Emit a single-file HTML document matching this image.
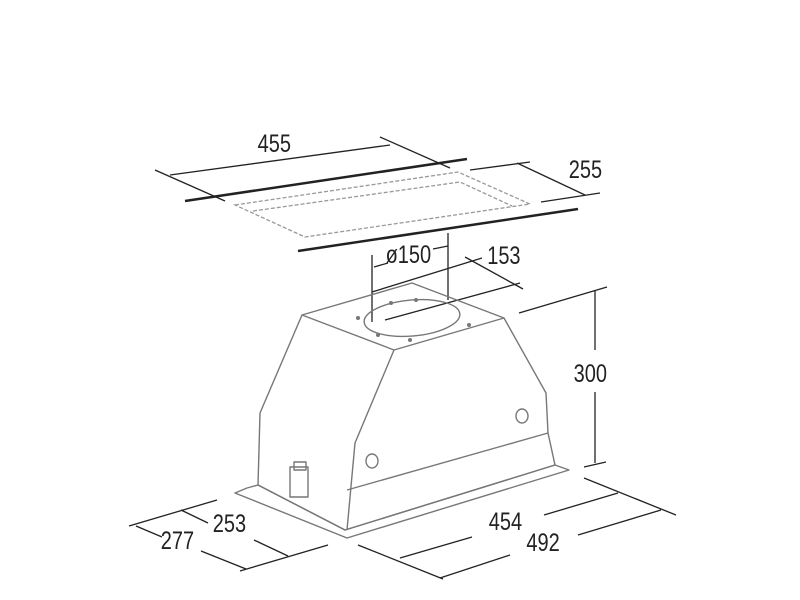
<!DOCTYPE html>
<html><head><meta charset="utf-8"><style>html,body{margin:0;background:#fff}svg{display:block}text{font-family:"Liberation Sans",sans-serif;font-size:25px;fill:#222}</style></head><body>
<svg width="800" height="600" viewBox="0 0 800 600">
<g stroke="#222" stroke-width="1.3" fill="none">
<line x1="170" y1="175" x2="390" y2="145"/>
<line x1="155" y1="170" x2="225" y2="201"/>
<line x1="380" y1="137" x2="450" y2="168"/>
<line x1="185" y1="201" x2="467" y2="159" stroke-width="2.5"/>
<line x1="298" y1="251" x2="578" y2="209" stroke-width="2.5"/>
<line x1="517" y1="163" x2="585" y2="195"/>
<line x1="470" y1="170" x2="530" y2="162"/>
<line x1="541" y1="202" x2="600" y2="193"/>
<line x1="372" y1="255" x2="372" y2="322"/>
<line x1="448" y1="233" x2="448" y2="300"/>
<line x1="374" y1="267" x2="388" y2="263"/>
<line x1="433" y1="249" x2="448" y2="246"/>
<line x1="465" y1="257" x2="523" y2="289"/>
<line x1="372" y1="292" x2="482" y2="258"/>
<line x1="385" y1="320" x2="520" y2="283"/>
<line x1="519" y1="313" x2="607" y2="287"/>
<line x1="595" y1="290" x2="595" y2="350"/>
<line x1="595" y1="392" x2="595" y2="463"/>
<line x1="584" y1="467" x2="606" y2="462"/>
<line x1="129" y1="526" x2="217" y2="500"/>
<line x1="181" y1="510" x2="208" y2="523"/>
<line x1="254" y1="540" x2="288" y2="556"/>
<line x1="136" y1="526" x2="162" y2="537"/>
<line x1="201" y1="551" x2="246" y2="569"/>
<line x1="240" y1="571" x2="328" y2="545"/>
<line x1="358" y1="545" x2="443" y2="579"/>
<line x1="400" y1="558" x2="472" y2="537"/>
<line x1="544" y1="515" x2="618" y2="493"/>
<line x1="440" y1="578" x2="510" y2="555"/>
<line x1="578" y1="535" x2="661" y2="510"/>
<line x1="584" y1="478" x2="676" y2="515"/>
</g>
<g stroke="#999" stroke-width="1.3" fill="none" stroke-dasharray="4,2">
<polygon points="235,205 458,172 530,204 305,237"/>
<polyline points="253,211 460,182 512,206"/>
</g>
<g stroke="#777" stroke-width="1.4" fill="none" stroke-linejoin="round">
<polygon points="302,315 412,283 504,318 394,350"/>
<polyline points="302,315 260,413 258,485 345,530 555,465 548,433 546,393 504,318"/>
<polyline points="394,350 355,443 347,530"/>
<line x1="347" y1="490" x2="548" y2="433"/>
<polygon points="235,493 247,488 258,485 345,530 555,465 569,470 347,538"/>
<ellipse cx="412" cy="318" rx="48" ry="18" transform="rotate(-5 412 318)"/>
<rect x="290" y="467" width="18" height="30"/>
<rect x="294" y="462" width="12" height="8"/>
<ellipse cx="372" cy="461" rx="6" ry="7"/>
<ellipse cx="522" cy="416" rx="6" ry="7"/>
</g>
<g fill="#777"><circle cx="358" cy="318" r="2"/><circle cx="391" cy="303" r="2"/><circle cx="416" cy="300" r="2"/><circle cx="469" cy="325" r="2"/><circle cx="378" cy="335" r="2"/><circle cx="410" cy="340" r="2"/></g>
<g transform="scale(0.8,1)">
<text x="322" y="152">455</text>
<text x="711" y="178">255</text>
<text x="482" y="263">ø150</text>
<text x="609" y="264">153</text>
<text x="717" y="382">300</text>
<text x="266" y="532">253</text>
<text x="201" y="549">277</text>
<text x="611" y="530">454</text>
<text x="658" y="551">492</text>
</g>
</svg>
</body></html>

What to do –
Omit the pictures and give the material again, exactly and in full.

Reply –
Emit a single-file HTML document matching this image.
<!DOCTYPE html>
<html><head><meta charset="utf-8"><style>html,body{margin:0;background:#fff}svg{display:block}text{font-family:"Liberation Sans",sans-serif;font-size:25px;fill:#222}</style></head><body>
<svg width="800" height="600" viewBox="0 0 800 600">
<g stroke="#222" stroke-width="1.3" fill="none">
<line x1="170" y1="175" x2="390" y2="145"/>
<line x1="155" y1="170" x2="225" y2="201"/>
<line x1="380" y1="137" x2="450" y2="168"/>
<line x1="185" y1="201" x2="467" y2="159" stroke-width="2.5"/>
<line x1="298" y1="251" x2="578" y2="209" stroke-width="2.5"/>
<line x1="517" y1="163" x2="585" y2="195"/>
<line x1="470" y1="170" x2="530" y2="162"/>
<line x1="541" y1="202" x2="600" y2="193"/>
<line x1="372" y1="255" x2="372" y2="322"/>
<line x1="448" y1="233" x2="448" y2="300"/>
<line x1="374" y1="267" x2="388" y2="263"/>
<line x1="433" y1="249" x2="448" y2="246"/>
<line x1="465" y1="257" x2="523" y2="289"/>
<line x1="372" y1="292" x2="482" y2="258"/>
<line x1="385" y1="320" x2="520" y2="283"/>
<line x1="519" y1="313" x2="607" y2="287"/>
<line x1="595" y1="290" x2="595" y2="350"/>
<line x1="595" y1="392" x2="595" y2="463"/>
<line x1="584" y1="467" x2="606" y2="462"/>
<line x1="129" y1="526" x2="217" y2="500"/>
<line x1="181" y1="510" x2="208" y2="523"/>
<line x1="254" y1="540" x2="288" y2="556"/>
<line x1="136" y1="526" x2="162" y2="537"/>
<line x1="201" y1="551" x2="246" y2="569"/>
<line x1="240" y1="571" x2="328" y2="545"/>
<line x1="358" y1="545" x2="443" y2="579"/>
<line x1="400" y1="558" x2="472" y2="537"/>
<line x1="544" y1="515" x2="618" y2="493"/>
<line x1="440" y1="578" x2="510" y2="555"/>
<line x1="578" y1="535" x2="661" y2="510"/>
<line x1="584" y1="478" x2="676" y2="515"/>
</g>
<g stroke="#999" stroke-width="1.3" fill="none" stroke-dasharray="4,2">
<polygon points="235,205 458,172 530,204 305,237"/>
<polyline points="253,211 460,182 512,206"/>
</g>
<g stroke="#777" stroke-width="1.4" fill="none" stroke-linejoin="round">
<polygon points="302,315 412,283 504,318 394,350"/>
<polyline points="302,315 260,413 258,485 345,530 555,465 548,433 546,393 504,318"/>
<polyline points="394,350 355,443 347,530"/>
<line x1="347" y1="490" x2="548" y2="433"/>
<polygon points="235,493 247,488 258,485 345,530 555,465 569,470 347,538"/>
<ellipse cx="412" cy="318" rx="48" ry="18" transform="rotate(-5 412 318)"/>
<rect x="290" y="467" width="18" height="30"/>
<rect x="294" y="462" width="12" height="8"/>
<ellipse cx="372" cy="461" rx="6" ry="7"/>
<ellipse cx="522" cy="416" rx="6" ry="7"/>
</g>
<g fill="#777"><circle cx="358" cy="318" r="2"/><circle cx="391" cy="303" r="2"/><circle cx="416" cy="300" r="2"/><circle cx="469" cy="325" r="2"/><circle cx="378" cy="335" r="2"/><circle cx="410" cy="340" r="2"/></g>
<g transform="scale(0.8,1)">
<text x="322" y="152">455</text>
<text x="711" y="178">255</text>
<text x="482" y="263">ø150</text>
<text x="609" y="264">153</text>
<text x="717" y="382">300</text>
<text x="266" y="532">253</text>
<text x="201" y="549">277</text>
<text x="611" y="530">454</text>
<text x="658" y="551">492</text>
</g>
</svg>
</body></html>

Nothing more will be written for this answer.